The post office or federal building in the square bounded by Portage Avenue, Brady Street, Bingham Avenue, and Water Street, stands upon ground once occupied by the Fort Brady enclosure. The Whelpley map of 1854, gives the dimensions of the stockade in chains and links, the walls on the east and west sides being approximately 600 feet in length, and on the north and south sides 500 feet. Blockhouses of heavy timber were erected on the southwest and northeast corners, extending beyond the walls and placing the latter under crossfire, half the stockade being commanded by each block.
The south face of the southwest blockhouse has been marked by two small quadrangular stones extending a few inches above the surface of the ground, and almost hidden by the barberry hedge in front of the post office. They are a few feet west of the Portage Avenue entrance to the west door of the building. The line of the south wall may be discerned a few feet north of Portage Avenue, the same being marked “LINE OF STOCKADE,” in the cement walk which leads from Portage Avenue to the employee’s entrance to the post office. It is not known that any other extensions of the stockade have been marked.
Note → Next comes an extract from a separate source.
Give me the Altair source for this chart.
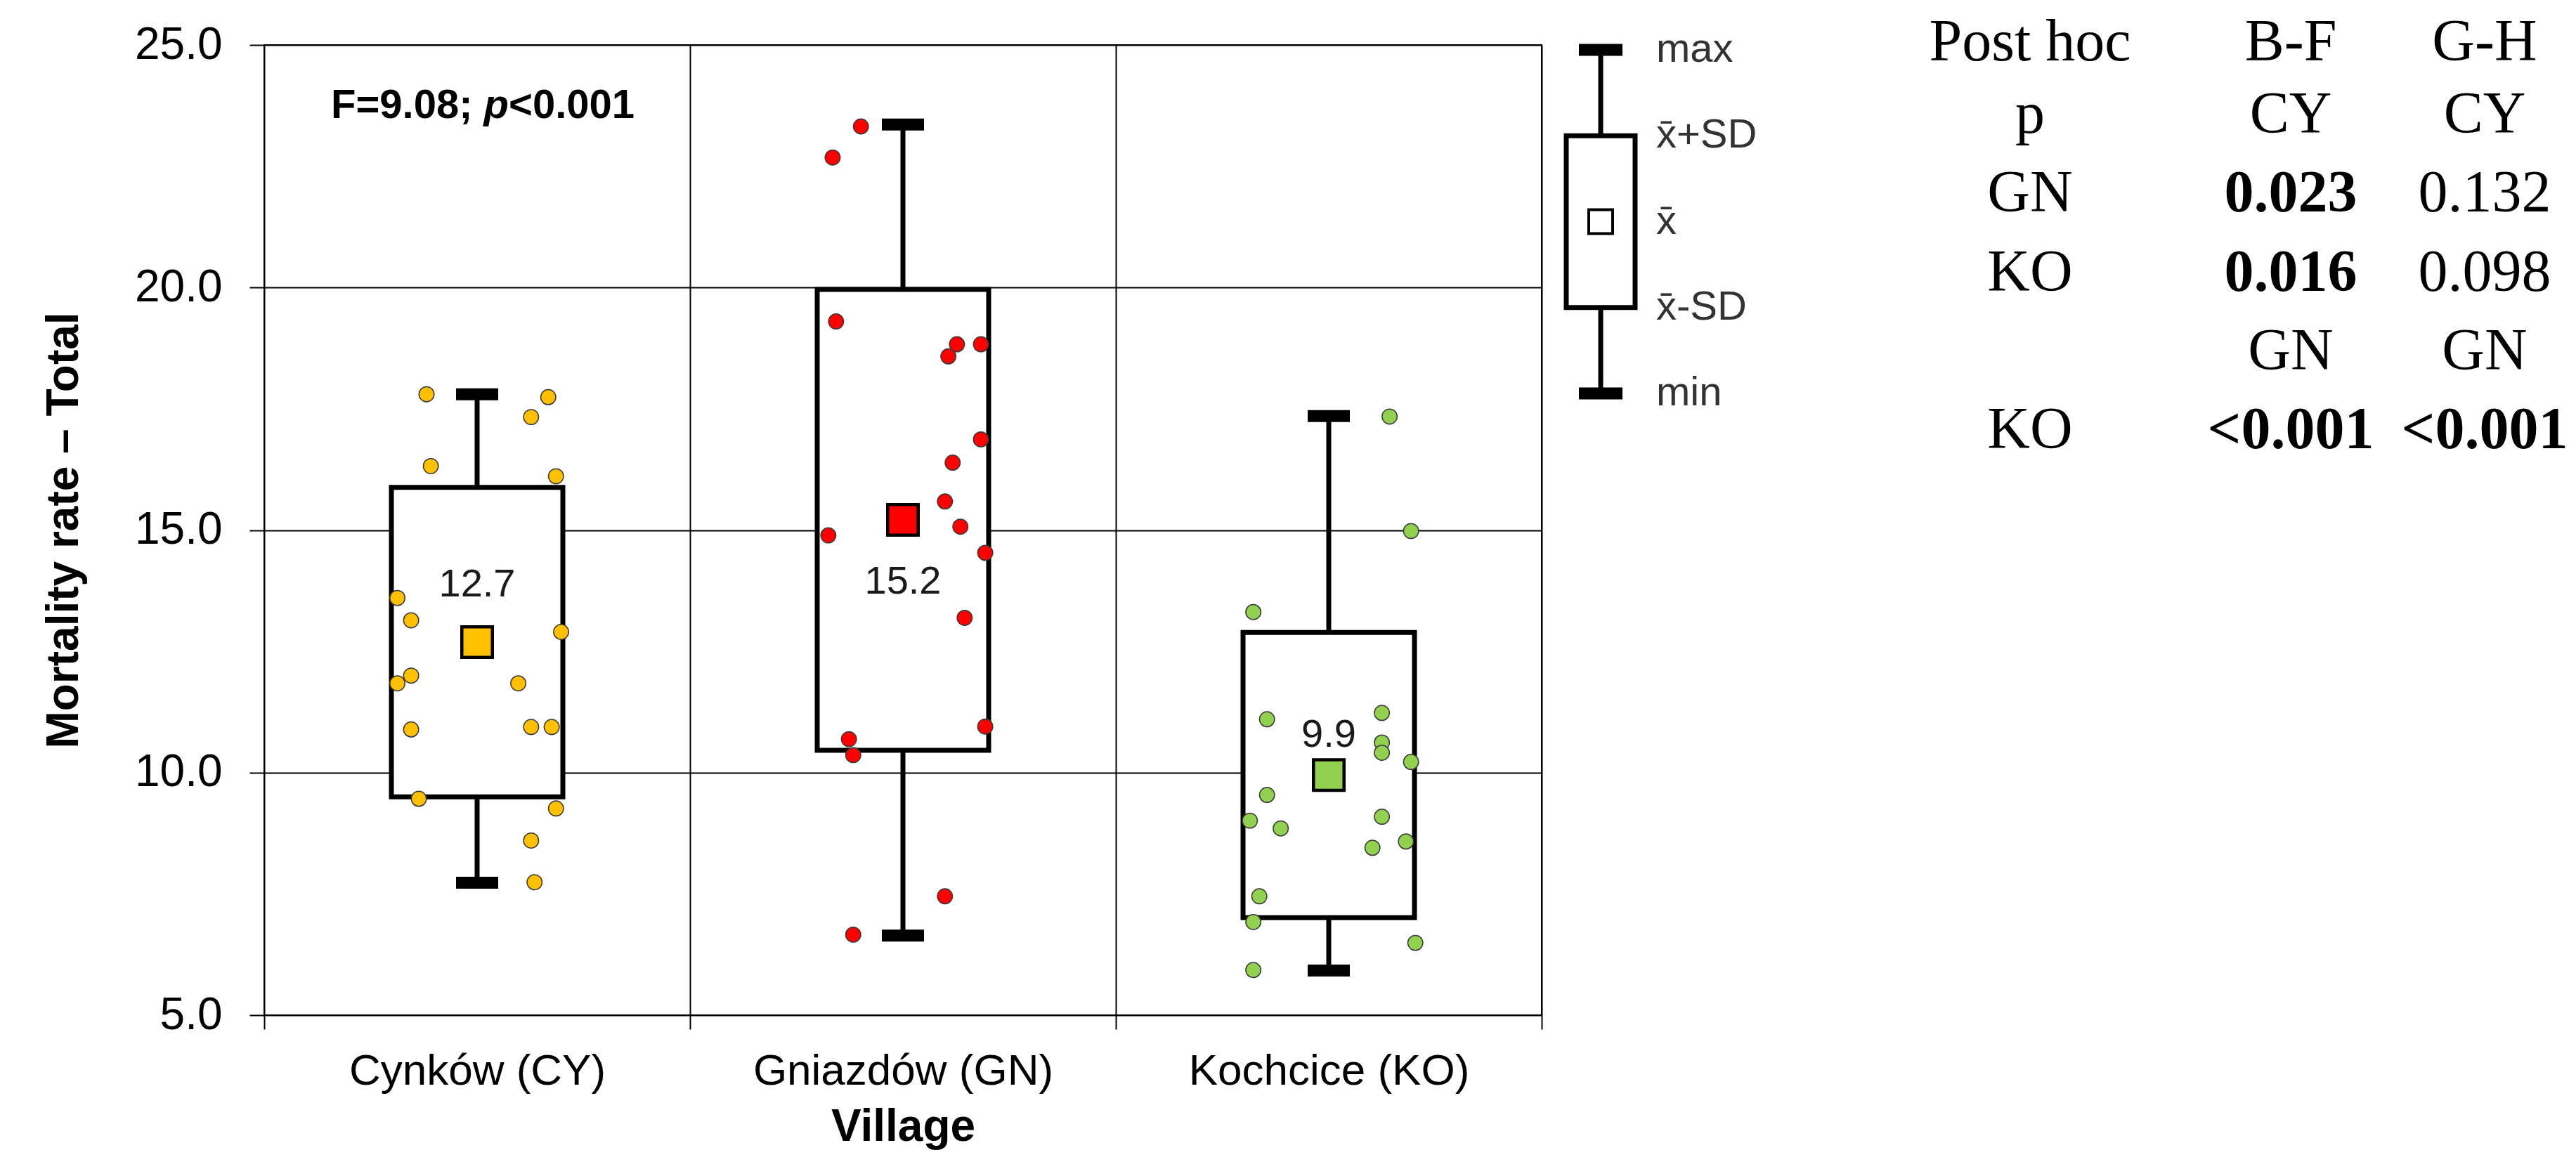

The south line reached from the above blockhouse markers along the indicated line of stockade across Brady Street to a point in the present Baraga Schoolyard; thence the wall extended in a northerly direction to and a little beyond the brow of the hill abutting on Brady Field, the latter, of course, having been underwater at that time; thence west to a point a little east of the semi-centennial monument; thence south across Water Street to the place of beginning.
Stockade Made of Cedar Posts
The stockade was made of cedar posts about eight inches in diameter and eight feet in the clear, placed close together, and set firmly into the ground. The top of each post was sharpened to a point, and at convenient distances in the walls and blockhouses loopholes were cut for observation and firing purposes.
Within the stockade log and hewn timber buildings were erected for the garrison, a headquarters building, officers’ and men’s quarters, sick bay, bakery, and others, and there was a fairly commodious parade ground. South of the stockade was the fort garden, and beyond that the cemetery of the post. The foundation of the northeast blockhouse was at the river’s edge, not in the river, and water could be procured without going outside the palisade. When Commissioner Thomas L. McKenney came in July 1926, he found the north pickets of the stockade awash in the stream.
If, as nearly as can be determined, the Jesuit missionaries’ chapel was on the present site of Dr. F. J. Moloney’s home, the west line of the stockade, extended a hundred feet or so east of that location, and the fort walls probably included the plot of ground which was once the missionaries’ garden. The eastern palisade of old Fort Brady crossed the grounds of the old French Fort of de Repentigny at Water Street.
Before the fort buildings were erected, Henry Schoolcraft acted as librarian for the post, keeping the books at the Indian Agency. He relinquished this office to Lieut. S. B. Griswold on the erection of the fort. The coming of so many whites necessitated the establishment of a post office and upon Schoolcraft’s recommendation to the Postmaster General, Lieut. Griswold was appointed and served as the first postmaster of Sault Ste. Marie.